# Bay Cycle Way - NCN 700



## JohnE (31 May 2019)

I recently cycled The Bay Cycle Way which follows NCN 700 from Walney Island (near Barrow in Furness) to Glasson Dock (near Lancaster), a total of 81 miles around Morecambe Bay.

I retired a few years ago and did my first ever tour not long ago. I'd had this one in mind for a while. So with a fine weather forecast, I decided, on the spur of the moment, to go for it. Many of you would do this in a day, but with the travelling, I decided to do it over two days. I booked accommodation at approximately half way, prepared my gear and was ready for an early start next day. I'd decided to drive up to Lancaster, leave the car, catch the train to Barrow, cycle the Bay Way, and then cycle back to Lancaster for the drive home.

Day 1
It didn't go to plan ! The M6 was closed – a police incident apparently. Managed to get onto the A6 and eventually got to Lancaster much later than expected. I just missed the train I was hoping to get and had to wait over an hour for the next one. Still, the sun was shining ! The train arrived and two other cyclists appeared from nowhere and were in the cycle carriage before me. B*gger ! they only take two bikes. Went on anyway, and we managed to arrange the three bikes so that it didn't affect the passage way through the compartment (much !). Phew !

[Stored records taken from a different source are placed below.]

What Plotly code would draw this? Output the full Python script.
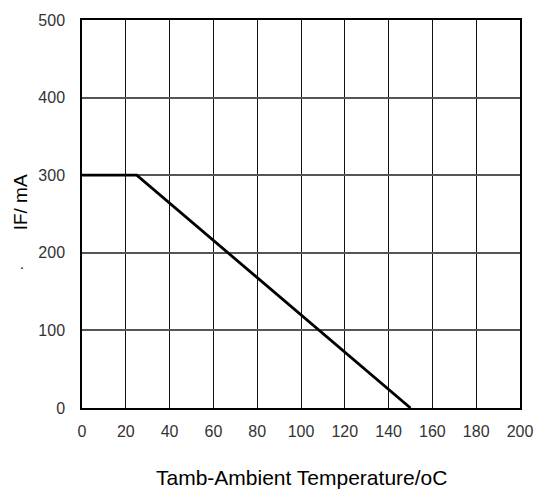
import plotly.graph_objects as go

temp = [0, 25, 150]
current = [300, 300, 0]
x_ticks = [0, 20, 40, 60, 80, 100, 120, 140, 160, 180, 200]
y_ticks = [0, 100, 200, 300, 400, 500]

fig = go.Figure()
fig.add_trace(go.Scatter(x=temp, y=current, mode="lines",
                         line=dict(color="black", width=2.8), showlegend=False))

font = "Liberation Sans, Arial, sans-serif"
fig.update_layout(
    width=545, height=491,
    margin=dict(l=82, r=19, t=19, b=83),
    paper_bgcolor="white", plot_bgcolor="white",
    font=dict(family=font, size=16, color="#333"),
    xaxis=dict(range=[0, 200], tickvals=x_ticks, showgrid=True, gridcolor="#111", gridwidth=1,
               showline=True, linecolor="black", linewidth=1.5, mirror=True, zeroline=False,
               ticks="", ticklabelstandoff=8),
    yaxis=dict(range=[0, 500], tickvals=y_ticks, showgrid=True, gridcolor="#555", gridwidth=1.6,
               showline=True, linecolor="black", linewidth=1.5, mirror=True, zeroline=False,
               ticks="", ticklabelstandoff=12),
    annotations=[
        dict(text="Tamb-Ambient Temperature/oC", xref="paper", yref="paper", x=0.5, y=0,
             yshift=-69, xanchor="center", yanchor="middle", showarrow=False,
             font=dict(family=font, size=21, color="black")),
        dict(text="IF/ mA", xref="paper", yref="paper", x=0, y=0.53, xshift=-62,
             xanchor="center", yanchor="middle", textangle=-90, showarrow=False,
             font=dict(family=font, size=19, color="black")),
        dict(text=".", xref="paper", yref="paper", x=0, y=0.37, xshift=-60,
             xanchor="center", yanchor="middle", showarrow=False,
             font=dict(family=font, size=14, color="black")),
    ],
)
fig.write_html("out.html", config={"displayModeBar": False},
               post_script="document.body.style.margin='0';document.body.style.overflow='hidden';")
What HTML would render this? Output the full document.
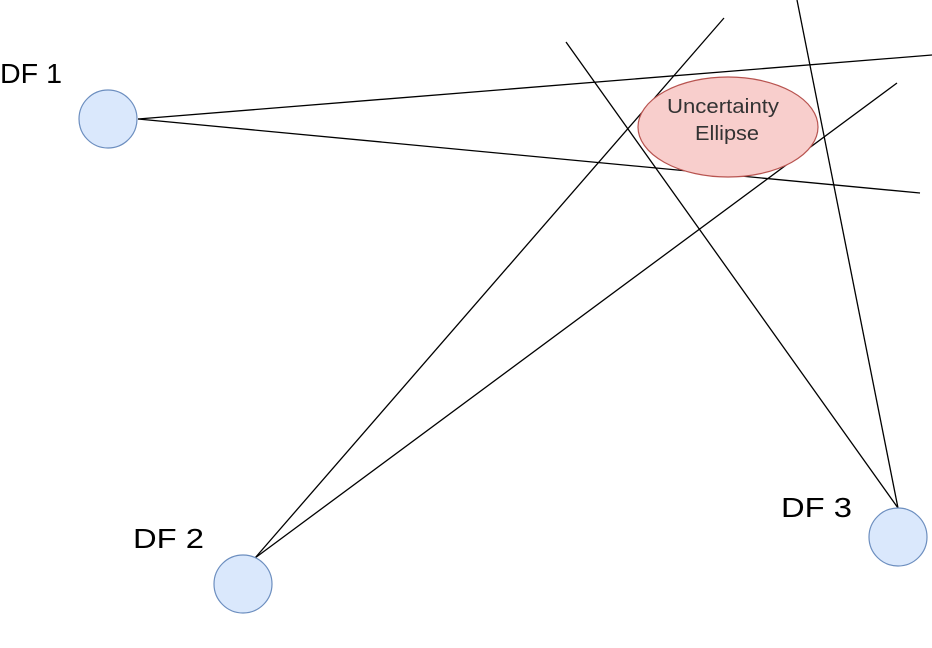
<!DOCTYPE html>
<html><head><style>body{margin:0;background:#fff}svg{display:block}</style></head>
<body>
<svg width="932" height="648" viewBox="0 0 932 648" xmlns="http://www.w3.org/2000/svg" font-family="Liberation Sans, sans-serif">
<g stroke="#000" stroke-width="1.3">
<line x1="138" y1="119" x2="932" y2="55"/>
<line x1="138" y1="119" x2="920" y2="193"/>
<line x1="255" y1="558" x2="724" y2="18"/>
<line x1="255" y1="558" x2="897" y2="83"/>
<line x1="898" y1="508" x2="566" y2="42"/>
<line x1="898" y1="508" x2="797" y2="0"/>
</g>
<ellipse cx="728" cy="127" rx="90" ry="50" fill="#f8cecc" stroke="#b85450" stroke-width="1.2"/>
<text x="667" y="113" font-size="20" textLength="112" lengthAdjust="spacingAndGlyphs" fill="#333">Uncertainty</text>
<text x="695" y="140" font-size="20" textLength="64" lengthAdjust="spacingAndGlyphs" fill="#333">Ellipse</text>
<g fill="#dae8fc" stroke="#6c8ebf" stroke-width="1.2">
<circle cx="108" cy="119" r="29"/>
<circle cx="243" cy="584" r="29"/>
<circle cx="898" cy="537" r="29"/>
</g>
<g font-size="28" fill="#000">
<text x="0" y="83" textLength="62" lengthAdjust="spacingAndGlyphs">DF 1</text>
<text x="133" y="548" textLength="71" lengthAdjust="spacingAndGlyphs">DF 2</text>
<text x="781" y="517" textLength="71" lengthAdjust="spacingAndGlyphs">DF 3</text>
</g>
</svg>
</body></html>
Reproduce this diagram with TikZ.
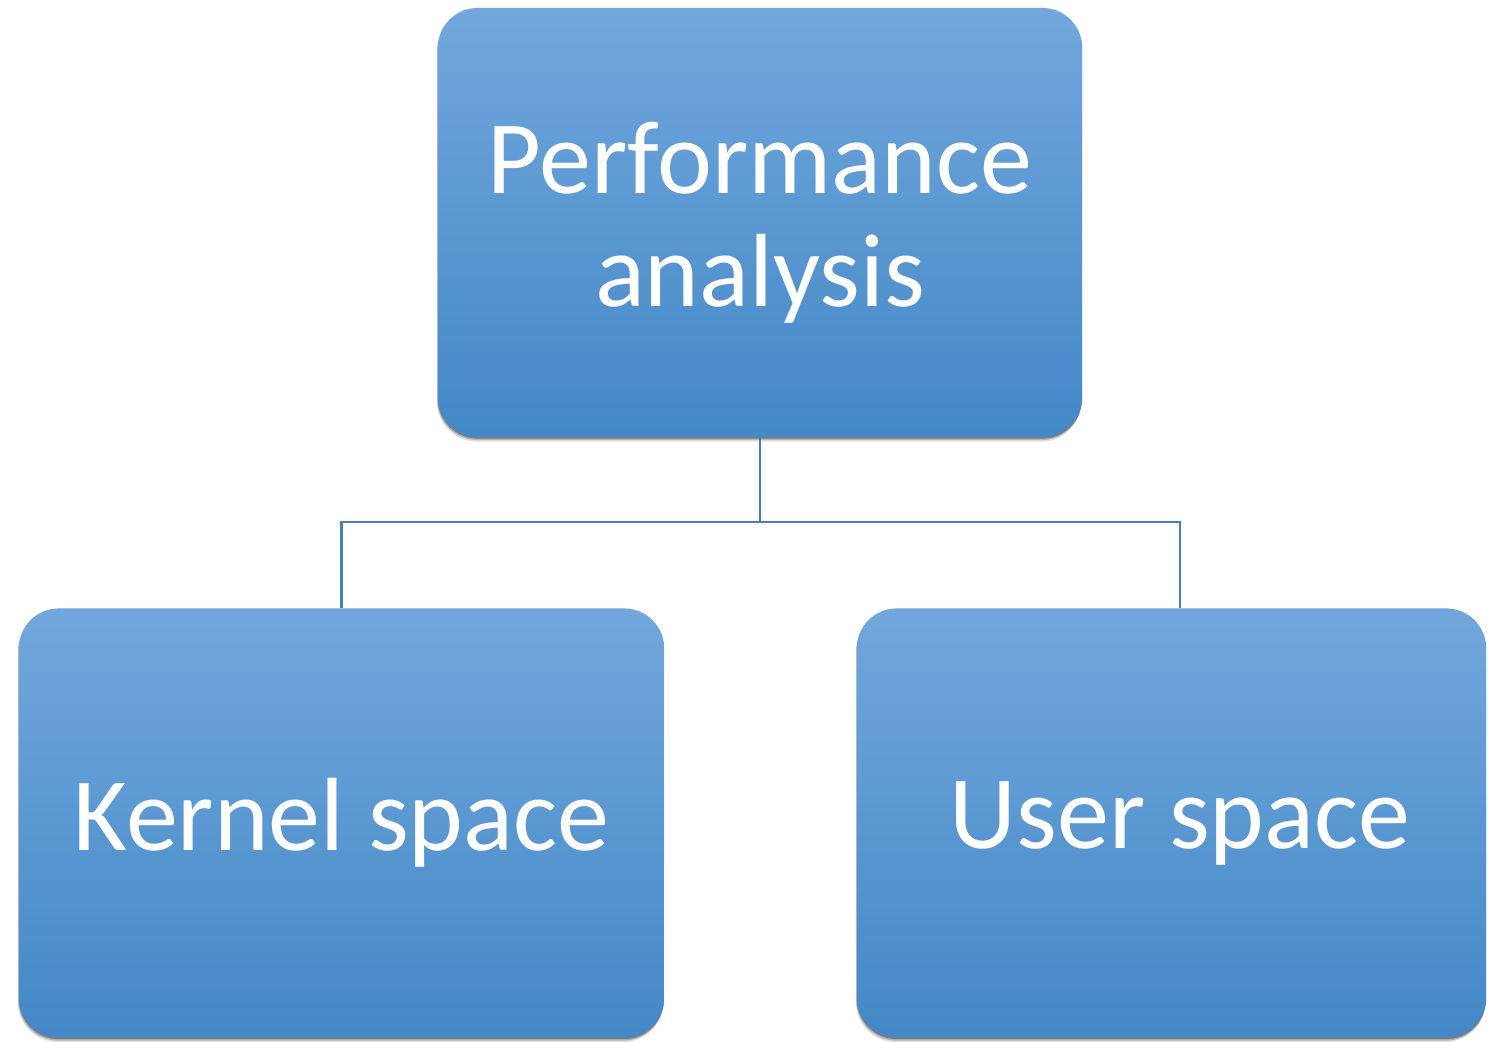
\documentclass[tikz,border=0pt]{standalone}
\usepackage{fontspec}
\setmainfont{Carlito}
\usetikzlibrary{shadows}
\definecolor{boxtop}{HTML}{72A7DC}
\definecolor{boxmid}{HTML}{5A9DDE}
\definecolor{boxbot}{HTML}{4388C7}
\definecolor{linkblue}{HTML}{4A7EBB}
\tikzset{
  boxfont/.style={text=white, font=\fontsize{29.6pt}{32pt}\selectfont, align=center},
  box/.style={rectangle, rounded corners=0.4cm, inner sep=0pt,
    top color=boxtop, middle color=boxmid, bottom color=boxbot, boxfont,
    drop shadow={shadow xshift=-0.01cm, shadow yshift=-0.045cm, opacity=0.12, fill=black},
    drop shadow={shadow xshift=-0.005cm, shadow yshift=-0.03cm, opacity=0.2, fill=black},
    drop shadow={shadow xshift=0pt, shadow yshift=-0.015cm, opacity=0.3, fill=black}},
  link/.style={draw=linkblue, line width=0.7pt}
}
\begin{document}
\begin{tikzpicture}[x=0.01cm, y=-0.01cm]
  \fill[white] (0,0) rectangle (1488,1041);
  \useasboundingbox (0,0) rectangle (1488,1041);
  \coordinate (fork) at (760,522);
  % boxes
  \node[box, minimum width=6.44cm, minimum height=4.29cm] (perf) at (760,222.5) {Performance\\analysis};
  \node[box, minimum width=6.45cm, minimum height=4.29cm] (kernel) at (341.5,823) {Kernel space};
  \node[box, minimum width=6.29cm, minimum height=4.29cm] (user) at (1171.5,823) {};
  \node[boxfont] (userlabel) at (1180,823) {User space};
  % tree connectors
  \draw[link] (perf.south) -- (fork);
  \draw[link] (fork) -| (kernel.north);
  \draw[link] (fork) -| (userlabel.north |- user.north);
\end{tikzpicture}
\end{document}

I cycled the few miles over to the official start point on Walney Island. I was using the Bike Tracker app on my phone for voice guidance on the route and had already downloaded the route files. Loaded up the route, and my phone locked up. What's going on ? Switch it off and on, load up the route, and my phone locked up again. B*gger … again ! Downloaded the route file from the cloud and it's all working fine. Phew … again !












Start of Bay Cycle Way on Walney Island



__ JohnE
__ 31 May 2019





Finally, I'm off. The route was really interesting. The start had very stark coastal scenery, followed by Barrow and its industrial heritage, then coastal scenery without being near the sea (if that makes sense), then inland through rolling hills and farmland (ahh, the smell of new mown hay, and ohh, other rural smells), 












New mown hay near Bowstead Gates



__ JohnE
__ 31 May 2019





a bit of woodland, rivers and estuaries, 












River Leven estuary near Greenodd



__ JohnE
__ 31 May 2019





and through some lovely little villages (Cartmel being my favourite). I had said I would be arriving at my overnight stop about 5pm, and arrived at the nearby Derby Arms with time to spare, so quenched my thirst there. The food menu looked OK, so I decided I would pop back later for my evening meal.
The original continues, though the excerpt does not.